§ **DATA BLOCK**
┄┄┄┄┄┄
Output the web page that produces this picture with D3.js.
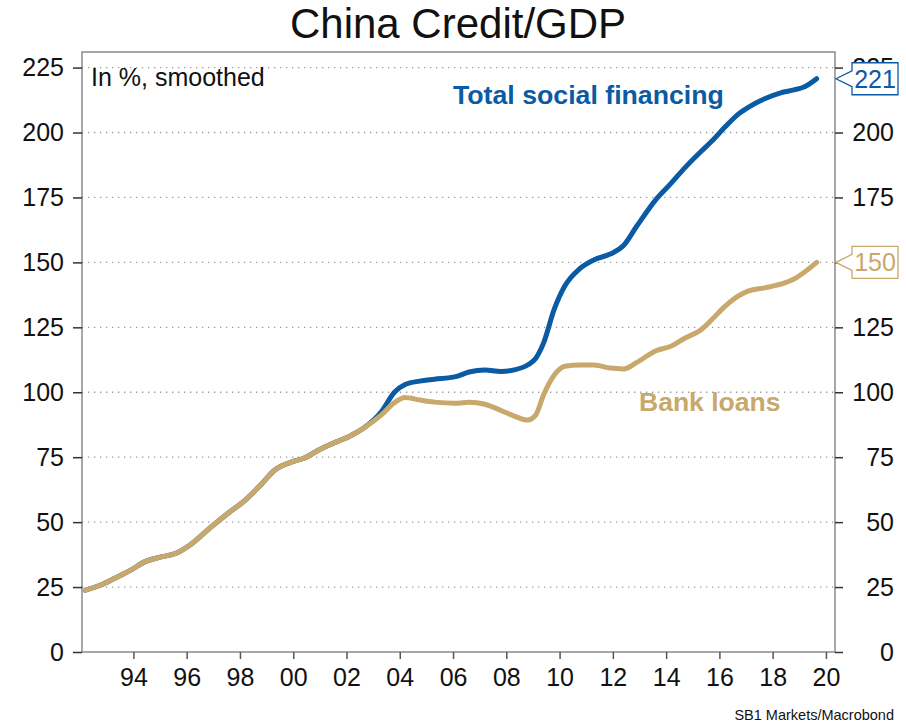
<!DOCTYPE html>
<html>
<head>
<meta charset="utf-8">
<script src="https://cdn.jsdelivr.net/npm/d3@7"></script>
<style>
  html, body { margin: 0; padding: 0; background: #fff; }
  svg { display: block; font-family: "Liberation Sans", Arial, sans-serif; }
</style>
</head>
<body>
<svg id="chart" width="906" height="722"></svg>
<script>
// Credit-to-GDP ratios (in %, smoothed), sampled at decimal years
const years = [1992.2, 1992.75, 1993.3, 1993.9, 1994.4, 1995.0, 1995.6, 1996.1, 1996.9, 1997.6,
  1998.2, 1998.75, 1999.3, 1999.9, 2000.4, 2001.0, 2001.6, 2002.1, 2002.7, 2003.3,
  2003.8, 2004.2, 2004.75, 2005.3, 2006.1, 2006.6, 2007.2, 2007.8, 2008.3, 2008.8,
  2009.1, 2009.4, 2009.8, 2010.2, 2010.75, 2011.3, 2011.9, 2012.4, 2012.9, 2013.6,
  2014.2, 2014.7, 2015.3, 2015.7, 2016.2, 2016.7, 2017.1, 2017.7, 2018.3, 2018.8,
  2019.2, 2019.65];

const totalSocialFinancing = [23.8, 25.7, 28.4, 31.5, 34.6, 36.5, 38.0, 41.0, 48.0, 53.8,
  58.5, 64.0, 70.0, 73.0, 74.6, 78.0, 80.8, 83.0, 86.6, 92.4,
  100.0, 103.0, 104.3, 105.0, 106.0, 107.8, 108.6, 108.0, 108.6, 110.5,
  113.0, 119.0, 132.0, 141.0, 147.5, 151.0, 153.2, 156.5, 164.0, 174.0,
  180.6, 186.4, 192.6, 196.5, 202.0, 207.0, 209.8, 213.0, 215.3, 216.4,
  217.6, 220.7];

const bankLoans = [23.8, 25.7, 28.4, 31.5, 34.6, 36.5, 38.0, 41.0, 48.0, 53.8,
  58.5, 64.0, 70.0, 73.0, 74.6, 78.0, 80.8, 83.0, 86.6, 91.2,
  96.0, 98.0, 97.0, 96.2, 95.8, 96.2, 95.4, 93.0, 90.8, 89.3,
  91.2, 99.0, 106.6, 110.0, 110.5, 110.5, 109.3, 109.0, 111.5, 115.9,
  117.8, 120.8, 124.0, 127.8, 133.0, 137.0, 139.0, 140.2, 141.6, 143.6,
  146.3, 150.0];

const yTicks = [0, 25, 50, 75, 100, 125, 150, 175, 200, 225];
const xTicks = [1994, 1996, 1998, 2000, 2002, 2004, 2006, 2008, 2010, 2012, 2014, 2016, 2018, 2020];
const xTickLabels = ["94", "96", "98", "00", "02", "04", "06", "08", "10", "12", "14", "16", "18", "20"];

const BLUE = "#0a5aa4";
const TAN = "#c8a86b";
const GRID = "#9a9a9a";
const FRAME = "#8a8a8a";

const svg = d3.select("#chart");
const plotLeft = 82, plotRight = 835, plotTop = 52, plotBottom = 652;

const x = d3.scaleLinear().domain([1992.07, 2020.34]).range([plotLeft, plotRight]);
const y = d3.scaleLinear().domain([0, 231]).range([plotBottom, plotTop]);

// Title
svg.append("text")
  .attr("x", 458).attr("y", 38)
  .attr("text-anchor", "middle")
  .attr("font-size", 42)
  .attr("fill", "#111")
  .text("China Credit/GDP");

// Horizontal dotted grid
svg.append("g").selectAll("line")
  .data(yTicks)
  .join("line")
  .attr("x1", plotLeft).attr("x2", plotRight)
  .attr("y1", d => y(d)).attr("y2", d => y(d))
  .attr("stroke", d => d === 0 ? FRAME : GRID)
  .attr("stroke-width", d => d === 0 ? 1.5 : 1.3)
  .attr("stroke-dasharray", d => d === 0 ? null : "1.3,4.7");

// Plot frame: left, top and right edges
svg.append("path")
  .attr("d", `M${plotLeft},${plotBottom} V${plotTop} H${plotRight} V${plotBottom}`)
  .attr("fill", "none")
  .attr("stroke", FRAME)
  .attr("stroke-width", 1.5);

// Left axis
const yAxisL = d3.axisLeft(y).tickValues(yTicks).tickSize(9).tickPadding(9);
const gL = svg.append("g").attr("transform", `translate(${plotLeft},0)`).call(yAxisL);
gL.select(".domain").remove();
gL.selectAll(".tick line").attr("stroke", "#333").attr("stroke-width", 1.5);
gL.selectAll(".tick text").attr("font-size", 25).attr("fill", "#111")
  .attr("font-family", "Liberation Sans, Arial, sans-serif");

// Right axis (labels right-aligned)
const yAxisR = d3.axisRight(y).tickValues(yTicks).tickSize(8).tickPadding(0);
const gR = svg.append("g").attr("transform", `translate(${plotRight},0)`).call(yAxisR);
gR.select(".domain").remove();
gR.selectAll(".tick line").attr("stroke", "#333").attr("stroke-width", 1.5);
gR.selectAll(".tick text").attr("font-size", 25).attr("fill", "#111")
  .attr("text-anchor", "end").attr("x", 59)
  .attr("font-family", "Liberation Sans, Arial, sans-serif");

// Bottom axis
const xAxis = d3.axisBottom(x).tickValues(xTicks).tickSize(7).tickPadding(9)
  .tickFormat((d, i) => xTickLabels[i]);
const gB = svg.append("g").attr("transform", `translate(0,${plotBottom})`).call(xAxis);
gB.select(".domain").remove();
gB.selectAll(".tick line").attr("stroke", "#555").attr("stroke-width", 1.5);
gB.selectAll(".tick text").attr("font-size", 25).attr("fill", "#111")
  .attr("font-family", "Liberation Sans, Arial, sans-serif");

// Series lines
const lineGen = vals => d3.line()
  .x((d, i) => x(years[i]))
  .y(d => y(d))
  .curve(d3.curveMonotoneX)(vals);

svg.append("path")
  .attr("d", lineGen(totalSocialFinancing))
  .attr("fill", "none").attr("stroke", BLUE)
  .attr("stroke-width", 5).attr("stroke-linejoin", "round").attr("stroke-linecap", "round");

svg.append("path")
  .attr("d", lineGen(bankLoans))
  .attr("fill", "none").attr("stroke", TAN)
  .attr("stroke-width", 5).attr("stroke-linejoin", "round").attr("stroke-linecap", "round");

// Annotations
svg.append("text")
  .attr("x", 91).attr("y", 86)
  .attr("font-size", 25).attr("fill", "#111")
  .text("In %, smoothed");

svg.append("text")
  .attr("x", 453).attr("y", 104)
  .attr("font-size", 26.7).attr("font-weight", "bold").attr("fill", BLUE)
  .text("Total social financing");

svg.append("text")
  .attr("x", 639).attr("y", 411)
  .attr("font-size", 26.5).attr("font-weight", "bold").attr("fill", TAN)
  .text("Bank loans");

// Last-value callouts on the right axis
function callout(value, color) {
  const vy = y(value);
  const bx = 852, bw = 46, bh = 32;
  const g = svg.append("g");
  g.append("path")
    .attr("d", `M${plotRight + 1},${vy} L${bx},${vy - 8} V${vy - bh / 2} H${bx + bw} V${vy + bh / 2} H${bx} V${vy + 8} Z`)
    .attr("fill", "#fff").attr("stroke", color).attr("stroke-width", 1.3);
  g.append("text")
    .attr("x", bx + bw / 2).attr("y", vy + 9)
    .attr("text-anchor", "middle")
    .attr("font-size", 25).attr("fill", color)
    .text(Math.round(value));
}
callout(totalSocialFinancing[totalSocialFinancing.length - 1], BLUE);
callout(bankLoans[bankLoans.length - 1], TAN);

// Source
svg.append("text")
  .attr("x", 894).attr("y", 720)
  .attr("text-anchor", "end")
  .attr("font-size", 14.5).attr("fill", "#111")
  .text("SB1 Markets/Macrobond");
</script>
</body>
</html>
┄┄┄┄┄┄
§ **EXERCISE TASK**
Copy all the lines of data exactly as they appear, dropping any images.

§ **FINAL RESULT**
Output the web page that produces this picture with D3.js.
<!DOCTYPE html>
<html>
<head>
<meta charset="utf-8">
<script src="https://cdn.jsdelivr.net/npm/d3@7"></script>
<style>
  html, body { margin: 0; padding: 0; background: #fff; }
  svg { display: block; font-family: "Liberation Sans", Arial, sans-serif; }
</style>
</head>
<body>
<svg id="chart" width="906" height="722"></svg>
<script>
// Credit-to-GDP ratios (in %, smoothed), sampled at decimal years
const years = [1992.2, 1992.75, 1993.3, 1993.9, 1994.4, 1995.0, 1995.6, 1996.1, 1996.9, 1997.6,
  1998.2, 1998.75, 1999.3, 1999.9, 2000.4, 2001.0, 2001.6, 2002.1, 2002.7, 2003.3,
  2003.8, 2004.2, 2004.75, 2005.3, 2006.1, 2006.6, 2007.2, 2007.8, 2008.3, 2008.8,
  2009.1, 2009.4, 2009.8, 2010.2, 2010.75, 2011.3, 2011.9, 2012.4, 2012.9, 2013.6,
  2014.2, 2014.7, 2015.3, 2015.7, 2016.2, 2016.7, 2017.1, 2017.7, 2018.3, 2018.8,
  2019.2, 2019.65];

const totalSocialFinancing = [23.8, 25.7, 28.4, 31.5, 34.6, 36.5, 38.0, 41.0, 48.0, 53.8,
  58.5, 64.0, 70.0, 73.0, 74.6, 78.0, 80.8, 83.0, 86.6, 92.4,
  100.0, 103.0, 104.3, 105.0, 106.0, 107.8, 108.6, 108.0, 108.6, 110.5,
  113.0, 119.0, 132.0, 141.0, 147.5, 151.0, 153.2, 156.5, 164.0, 174.0,
  180.6, 186.4, 192.6, 196.5, 202.0, 207.0, 209.8, 213.0, 215.3, 216.4,
  217.6, 220.7];

const bankLoans = [23.8, 25.7, 28.4, 31.5, 34.6, 36.5, 38.0, 41.0, 48.0, 53.8,
  58.5, 64.0, 70.0, 73.0, 74.6, 78.0, 80.8, 83.0, 86.6, 91.2,
  96.0, 98.0, 97.0, 96.2, 95.8, 96.2, 95.4, 93.0, 90.8, 89.3,
  91.2, 99.0, 106.6, 110.0, 110.5, 110.5, 109.3, 109.0, 111.5, 115.9,
  117.8, 120.8, 124.0, 127.8, 133.0, 137.0, 139.0, 140.2, 141.6, 143.6,
  146.3, 150.0];

const yTicks = [0, 25, 50, 75, 100, 125, 150, 175, 200, 225];
const xTicks = [1994, 1996, 1998, 2000, 2002, 2004, 2006, 2008, 2010, 2012, 2014, 2016, 2018, 2020];
const xTickLabels = ["94", "96", "98", "00", "02", "04", "06", "08", "10", "12", "14", "16", "18", "20"];

const BLUE = "#0a5aa4";
const TAN = "#c8a86b";
const GRID = "#9a9a9a";
const FRAME = "#8a8a8a";

const svg = d3.select("#chart");
const plotLeft = 82, plotRight = 835, plotTop = 52, plotBottom = 652;

const x = d3.scaleLinear().domain([1992.07, 2020.34]).range([plotLeft, plotRight]);
const y = d3.scaleLinear().domain([0, 231]).range([plotBottom, plotTop]);

// Title
svg.append("text")
  .attr("x", 458).attr("y", 38)
  .attr("text-anchor", "middle")
  .attr("font-size", 42)
  .attr("fill", "#111")
  .text("China Credit/GDP");

// Horizontal dotted grid
svg.append("g").selectAll("line")
  .data(yTicks)
  .join("line")
  .attr("x1", plotLeft).attr("x2", plotRight)
  .attr("y1", d => y(d)).attr("y2", d => y(d))
  .attr("stroke", d => d === 0 ? FRAME : GRID)
  .attr("stroke-width", d => d === 0 ? 1.5 : 1.3)
  .attr("stroke-dasharray", d => d === 0 ? null : "1.3,4.7");

// Plot frame: left, top and right edges
svg.append("path")
  .attr("d", `M${plotLeft},${plotBottom} V${plotTop} H${plotRight} V${plotBottom}`)
  .attr("fill", "none")
  .attr("stroke", FRAME)
  .attr("stroke-width", 1.5);

// Left axis
const yAxisL = d3.axisLeft(y).tickValues(yTicks).tickSize(9).tickPadding(9);
const gL = svg.append("g").attr("transform", `translate(${plotLeft},0)`).call(yAxisL);
gL.select(".domain").remove();
gL.selectAll(".tick line").attr("stroke", "#333").attr("stroke-width", 1.5);
gL.selectAll(".tick text").attr("font-size", 25).attr("fill", "#111")
  .attr("font-family", "Liberation Sans, Arial, sans-serif");

// Right axis (labels right-aligned)
const yAxisR = d3.axisRight(y).tickValues(yTicks).tickSize(8).tickPadding(0);
const gR = svg.append("g").attr("transform", `translate(${plotRight},0)`).call(yAxisR);
gR.select(".domain").remove();
gR.selectAll(".tick line").attr("stroke", "#333").attr("stroke-width", 1.5);
gR.selectAll(".tick text").attr("font-size", 25).attr("fill", "#111")
  .attr("text-anchor", "end").attr("x", 59)
  .attr("font-family", "Liberation Sans, Arial, sans-serif");

// Bottom axis
const xAxis = d3.axisBottom(x).tickValues(xTicks).tickSize(7).tickPadding(9)
  .tickFormat((d, i) => xTickLabels[i]);
const gB = svg.append("g").attr("transform", `translate(0,${plotBottom})`).call(xAxis);
gB.select(".domain").remove();
gB.selectAll(".tick line").attr("stroke", "#555").attr("stroke-width", 1.5);
gB.selectAll(".tick text").attr("font-size", 25).attr("fill", "#111")
  .attr("font-family", "Liberation Sans, Arial, sans-serif");

// Series lines
const lineGen = vals => d3.line()
  .x((d, i) => x(years[i]))
  .y(d => y(d))
  .curve(d3.curveMonotoneX)(vals);

svg.append("path")
  .attr("d", lineGen(totalSocialFinancing))
  .attr("fill", "none").attr("stroke", BLUE)
  .attr("stroke-width", 5).attr("stroke-linejoin", "round").attr("stroke-linecap", "round");

svg.append("path")
  .attr("d", lineGen(bankLoans))
  .attr("fill", "none").attr("stroke", TAN)
  .attr("stroke-width", 5).attr("stroke-linejoin", "round").attr("stroke-linecap", "round");

// Annotations
svg.append("text")
  .attr("x", 91).attr("y", 86)
  .attr("font-size", 25).attr("fill", "#111")
  .text("In %, smoothed");

svg.append("text")
  .attr("x", 453).attr("y", 104)
  .attr("font-size", 26.7).attr("font-weight", "bold").attr("fill", BLUE)
  .text("Total social financing");

svg.append("text")
  .attr("x", 639).attr("y", 411)
  .attr("font-size", 26.5).attr("font-weight", "bold").attr("fill", TAN)
  .text("Bank loans");

// Last-value callouts on the right axis
function callout(value, color) {
  const vy = y(value);
  const bx = 852, bw = 46, bh = 32;
  const g = svg.append("g");
  g.append("path")
    .attr("d", `M${plotRight + 1},${vy} L${bx},${vy - 8} V${vy - bh / 2} H${bx + bw} V${vy + bh / 2} H${bx} V${vy + 8} Z`)
    .attr("fill", "#fff").attr("stroke", color).attr("stroke-width", 1.3);
  g.append("text")
    .attr("x", bx + bw / 2).attr("y", vy + 9)
    .attr("text-anchor", "middle")
    .attr("font-size", 25).attr("fill", color)
    .text(Math.round(value));
}
callout(totalSocialFinancing[totalSocialFinancing.length - 1], BLUE);
callout(bankLoans[bankLoans.length - 1], TAN);

// Source
svg.append("text")
  .attr("x", 894).attr("y", 720)
  .attr("text-anchor", "end")
  .attr("font-size", 14.5).attr("fill", "#111")
  .text("SB1 Markets/Macrobond");
</script>
</body>
</html>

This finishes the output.